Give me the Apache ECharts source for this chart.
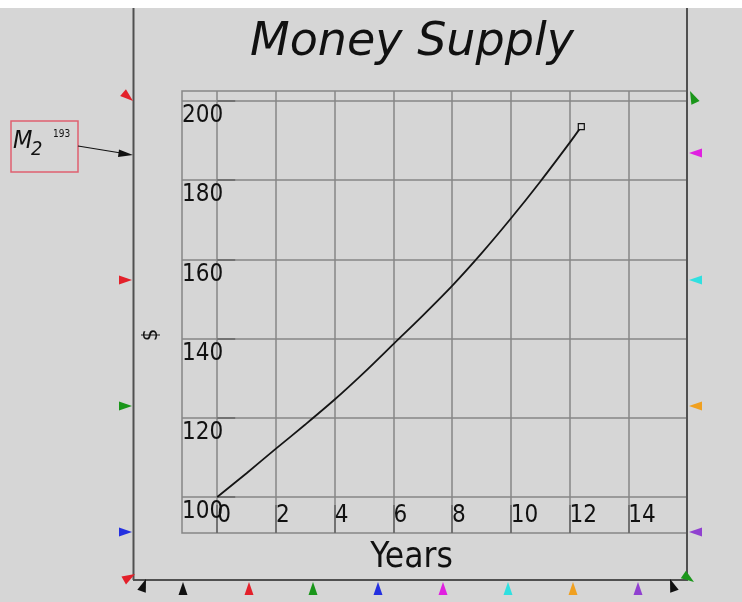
<!DOCTYPE html>
<html>
<head>
<meta charset="utf-8">
<script src="https://cdn.jsdelivr.net/npm/echarts@6/dist/echarts.min.js"></script>
<style>
  html, body { margin: 0; padding: 0; background: #d6d6d6; }
  #chart { width: 742px; height: 602px; }
</style>
</head>
<body>
<div id="chart"></div>
<script>
// values
var years = [0, 1, 2, 3, 4, 5, 6, 7, 8, 9, 10, 11, 12, 12.4];
var money = [100, 106, 112.2, 118.3, 124.6, 131.4, 138.6, 145.8, 153.3, 161.5, 170.3, 179.6, 189.4, 193.5];
var xTicks = [0, 2, 4, 6, 8, 10, 12, 14];
var yTicks = [100, 120, 140, 160, 180, 200];

var FONT = "DejaVu Sans Condensed, DejaVu Sans, sans-serif";
var FONT_WIDE = "DejaVu Sans, sans-serif";

// small coloured triangles round the frame (tip x, tip y, direction in degrees)
function tri(x, y, ang, color) {
  var a = ang * Math.PI / 180, len = 13, hw = 4.5;
  var bx = x - Math.cos(a) * len, by = y - Math.sin(a) * len;
  var px = -Math.sin(a) * hw, py = Math.cos(a) * hw;
  return {
    type: "polygon", z: 110, silent: true,
    shape: { points: [[x, y], [bx + px, by + py], [bx - px, by - py]] },
    style: { fill: color }
  };
}

var marks = [
  tri(133, 101, 40, "#e3202a"),
  tri(132, 280, 0, "#e3202a"),
  tri(132, 406, 0, "#1a961a"),
  tri(132, 532, 0, "#2430e0"),
  tri(135, 574, -30, "#e3202a"),
  tri(690, 91, -115, "#1a961a"),
  tri(689, 153, 180, "#e020e0"),
  tri(689, 280, 180, "#30e0e0"),
  tri(689, 406, 180, "#f0a020"),
  tri(689, 532, 180, "#9040d0"),
  tri(694, 582, 35, "#1a961a"),
  tri(146, 579, -70, "#111111"),
  tri(183, 582, -90, "#111111"),
  tri(249, 582, -90, "#e3202a"),
  tri(313, 582, -90, "#1a961a"),
  tri(378, 582, -90, "#2430e0"),
  tri(443, 582, -90, "#e020e0"),
  tri(508, 582, -90, "#30e0e0"),
  tri(573, 582, -90, "#f0a020"),
  tri(638, 582, -90, "#9040d0"),
  tri(670, 579, -110, "#111111")
];

var frame = [
  { type: "rect", z: 90, silent: true, shape: { x: 0, y: 0, width: 742, height: 8 }, style: { fill: "#ffffff" } },
  { type: "line", z: 100, silent: true, shape: { x1: 133.5, y1: 8, x2: 133.5, y2: 580 }, style: { stroke: "#505050", lineWidth: 2 } },
  { type: "line", z: 100, silent: true, shape: { x1: 687, y1: 8, x2: 687, y2: 580 }, style: { stroke: "#505050", lineWidth: 2 } },
  { type: "line", z: 100, silent: true, shape: { x1: 133, y1: 580, x2: 688, y2: 580 }, style: { stroke: "#505050", lineWidth: 2 } },
  // M2 note with arrow
  { type: "rect", z: 100, silent: true, shape: { x: 11, y: 121, width: 67, height: 51 }, style: { fill: "none", stroke: "#e06070", lineWidth: 1.5 } },
  { type: "text", z: 100, silent: true, style: { x: 13, y: 129, text: "M", font: "italic 25px " + FONT, fill: "#111" } },
  { type: "text", z: 100, silent: true, style: { x: 31, y: 140, text: "2", font: "italic 20px " + FONT, fill: "#111" } },
  { type: "text", z: 100, silent: true, style: { x: 53, y: 129, text: "193", font: "10px " + FONT, fill: "#111" } },
  { type: "line", z: 100, silent: true, shape: { x1: 78, y1: 146, x2: 124, y2: 153.5 }, style: { stroke: "#111", lineWidth: 1.2 } },
  { type: "polygon", z: 100, silent: true, shape: { points: [[133, 155], [119, 149.5], [118, 157]] }, style: { fill: "#111" } }
];

var myChart = echarts.init(document.getElementById("chart"));
var option = {
  backgroundColor: "#d6d6d6",
  animation: false,
  title: {
    text: "Money Supply",
    left: 245,
    top: 15,
    textStyle: { fontFamily: FONT_WIDE, fontStyle: "italic", fontWeight: "normal", fontSize: 46, color: "#111" }
  },
  grid: {
    left: 182, top: 91, right: 55, bottom: 69,
    show: true, borderColor: "#868686", borderWidth: 1.5, backgroundColor: "transparent"
  },
  xAxis: {
    type: "value",
    min: -1.2,
    max: 16,
    name: "Years",
    nameLocation: "middle",
    nameGap: 7,
    nameTextStyle: { fontFamily: FONT, fontSize: 35, color: "#111", verticalAlign: "top", padding: [0, 46, 0, 0] },
    axisLine: { show: false },
    axisTick: { show: true, inside: true, length: 28, customValues: xTicks, lineStyle: { color: "#666", width: 1.5 } },
    axisLabel: {
      inside: true, margin: 5, align: "left", verticalAlign: "bottom",
      customValues: xTicks, fontFamily: FONT, fontSize: 24, color: "#111"
    },
    splitLine: { show: true, lineStyle: { color: "#868686", width: 1.5 } }
  },
  yAxis: {
    type: "value",
    min: 90.9,
    max: 202.5,
    name: "$",
    nameLocation: "middle",
    nameGap: 20,
    nameRotate: 90,
    nameTextStyle: { fontFamily: FONT, fontSize: 22, color: "#111", padding: [0, 46, 0, 0] },
    axisLine: { show: false },
    axisTick: { show: true, inside: true, length: 18, customValues: yTicks, lineStyle: { color: "#666", width: 1.5 } },
    axisLabel: {
      inside: true, margin: 0, align: "left", verticalAlign: "top", padding: [3, 0, 0, 0],
      customValues: yTicks, fontFamily: FONT, fontSize: 24, color: "#111"
    },
    splitLine: { show: true, lineStyle: { color: "#868686", width: 1.5 } }
  },
  series: [
    {
      type: "line",
      smooth: 0.3,
      symbol: "none",
      lineStyle: { color: "#151515", width: 1.8 },
      data: years.map(function (t, i) {
        var p = { value: [t, money[i]] };
        if (i === years.length - 1) {
          p.symbol = "rect";
          p.symbolSize = 6;
          p.itemStyle = { color: "#d6d6d6", borderColor: "#111", borderWidth: 1.2 };
        }
        return p;
      })
    }
  ],
  graphic: frame.concat(marks)
};
myChart.setOption(option);
</script>
</body>
</html>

REQUIREMENT: Your task is to repeat the material above exactly, without its pictures.

SOLUTION TO THIS PROBLEM:
Give me the Apache ECharts source for this chart.
<!DOCTYPE html>
<html>
<head>
<meta charset="utf-8">
<script src="https://cdn.jsdelivr.net/npm/echarts@6/dist/echarts.min.js"></script>
<style>
  html, body { margin: 0; padding: 0; background: #d6d6d6; }
  #chart { width: 742px; height: 602px; }
</style>
</head>
<body>
<div id="chart"></div>
<script>
// values
var years = [0, 1, 2, 3, 4, 5, 6, 7, 8, 9, 10, 11, 12, 12.4];
var money = [100, 106, 112.2, 118.3, 124.6, 131.4, 138.6, 145.8, 153.3, 161.5, 170.3, 179.6, 189.4, 193.5];
var xTicks = [0, 2, 4, 6, 8, 10, 12, 14];
var yTicks = [100, 120, 140, 160, 180, 200];

var FONT = "DejaVu Sans Condensed, DejaVu Sans, sans-serif";
var FONT_WIDE = "DejaVu Sans, sans-serif";

// small coloured triangles round the frame (tip x, tip y, direction in degrees)
function tri(x, y, ang, color) {
  var a = ang * Math.PI / 180, len = 13, hw = 4.5;
  var bx = x - Math.cos(a) * len, by = y - Math.sin(a) * len;
  var px = -Math.sin(a) * hw, py = Math.cos(a) * hw;
  return {
    type: "polygon", z: 110, silent: true,
    shape: { points: [[x, y], [bx + px, by + py], [bx - px, by - py]] },
    style: { fill: color }
  };
}

var marks = [
  tri(133, 101, 40, "#e3202a"),
  tri(132, 280, 0, "#e3202a"),
  tri(132, 406, 0, "#1a961a"),
  tri(132, 532, 0, "#2430e0"),
  tri(135, 574, -30, "#e3202a"),
  tri(690, 91, -115, "#1a961a"),
  tri(689, 153, 180, "#e020e0"),
  tri(689, 280, 180, "#30e0e0"),
  tri(689, 406, 180, "#f0a020"),
  tri(689, 532, 180, "#9040d0"),
  tri(694, 582, 35, "#1a961a"),
  tri(146, 579, -70, "#111111"),
  tri(183, 582, -90, "#111111"),
  tri(249, 582, -90, "#e3202a"),
  tri(313, 582, -90, "#1a961a"),
  tri(378, 582, -90, "#2430e0"),
  tri(443, 582, -90, "#e020e0"),
  tri(508, 582, -90, "#30e0e0"),
  tri(573, 582, -90, "#f0a020"),
  tri(638, 582, -90, "#9040d0"),
  tri(670, 579, -110, "#111111")
];

var frame = [
  { type: "rect", z: 90, silent: true, shape: { x: 0, y: 0, width: 742, height: 8 }, style: { fill: "#ffffff" } },
  { type: "line", z: 100, silent: true, shape: { x1: 133.5, y1: 8, x2: 133.5, y2: 580 }, style: { stroke: "#505050", lineWidth: 2 } },
  { type: "line", z: 100, silent: true, shape: { x1: 687, y1: 8, x2: 687, y2: 580 }, style: { stroke: "#505050", lineWidth: 2 } },
  { type: "line", z: 100, silent: true, shape: { x1: 133, y1: 580, x2: 688, y2: 580 }, style: { stroke: "#505050", lineWidth: 2 } },
  // M2 note with arrow
  { type: "rect", z: 100, silent: true, shape: { x: 11, y: 121, width: 67, height: 51 }, style: { fill: "none", stroke: "#e06070", lineWidth: 1.5 } },
  { type: "text", z: 100, silent: true, style: { x: 13, y: 129, text: "M", font: "italic 25px " + FONT, fill: "#111" } },
  { type: "text", z: 100, silent: true, style: { x: 31, y: 140, text: "2", font: "italic 20px " + FONT, fill: "#111" } },
  { type: "text", z: 100, silent: true, style: { x: 53, y: 129, text: "193", font: "10px " + FONT, fill: "#111" } },
  { type: "line", z: 100, silent: true, shape: { x1: 78, y1: 146, x2: 124, y2: 153.5 }, style: { stroke: "#111", lineWidth: 1.2 } },
  { type: "polygon", z: 100, silent: true, shape: { points: [[133, 155], [119, 149.5], [118, 157]] }, style: { fill: "#111" } }
];

var myChart = echarts.init(document.getElementById("chart"));
var option = {
  backgroundColor: "#d6d6d6",
  animation: false,
  title: {
    text: "Money Supply",
    left: 245,
    top: 15,
    textStyle: { fontFamily: FONT_WIDE, fontStyle: "italic", fontWeight: "normal", fontSize: 46, color: "#111" }
  },
  grid: {
    left: 182, top: 91, right: 55, bottom: 69,
    show: true, borderColor: "#868686", borderWidth: 1.5, backgroundColor: "transparent"
  },
  xAxis: {
    type: "value",
    min: -1.2,
    max: 16,
    name: "Years",
    nameLocation: "middle",
    nameGap: 7,
    nameTextStyle: { fontFamily: FONT, fontSize: 35, color: "#111", verticalAlign: "top", padding: [0, 46, 0, 0] },
    axisLine: { show: false },
    axisTick: { show: true, inside: true, length: 28, customValues: xTicks, lineStyle: { color: "#666", width: 1.5 } },
    axisLabel: {
      inside: true, margin: 5, align: "left", verticalAlign: "bottom",
      customValues: xTicks, fontFamily: FONT, fontSize: 24, color: "#111"
    },
    splitLine: { show: true, lineStyle: { color: "#868686", width: 1.5 } }
  },
  yAxis: {
    type: "value",
    min: 90.9,
    max: 202.5,
    name: "$",
    nameLocation: "middle",
    nameGap: 20,
    nameRotate: 90,
    nameTextStyle: { fontFamily: FONT, fontSize: 22, color: "#111", padding: [0, 46, 0, 0] },
    axisLine: { show: false },
    axisTick: { show: true, inside: true, length: 18, customValues: yTicks, lineStyle: { color: "#666", width: 1.5 } },
    axisLabel: {
      inside: true, margin: 0, align: "left", verticalAlign: "top", padding: [3, 0, 0, 0],
      customValues: yTicks, fontFamily: FONT, fontSize: 24, color: "#111"
    },
    splitLine: { show: true, lineStyle: { color: "#868686", width: 1.5 } }
  },
  series: [
    {
      type: "line",
      smooth: 0.3,
      symbol: "none",
      lineStyle: { color: "#151515", width: 1.8 },
      data: years.map(function (t, i) {
        var p = { value: [t, money[i]] };
        if (i === years.length - 1) {
          p.symbol = "rect";
          p.symbolSize = 6;
          p.itemStyle = { color: "#d6d6d6", borderColor: "#111", borderWidth: 1.2 };
        }
        return p;
      })
    }
  ],
  graphic: frame.concat(marks)
};
myChart.setOption(option);
</script>
</body>
</html>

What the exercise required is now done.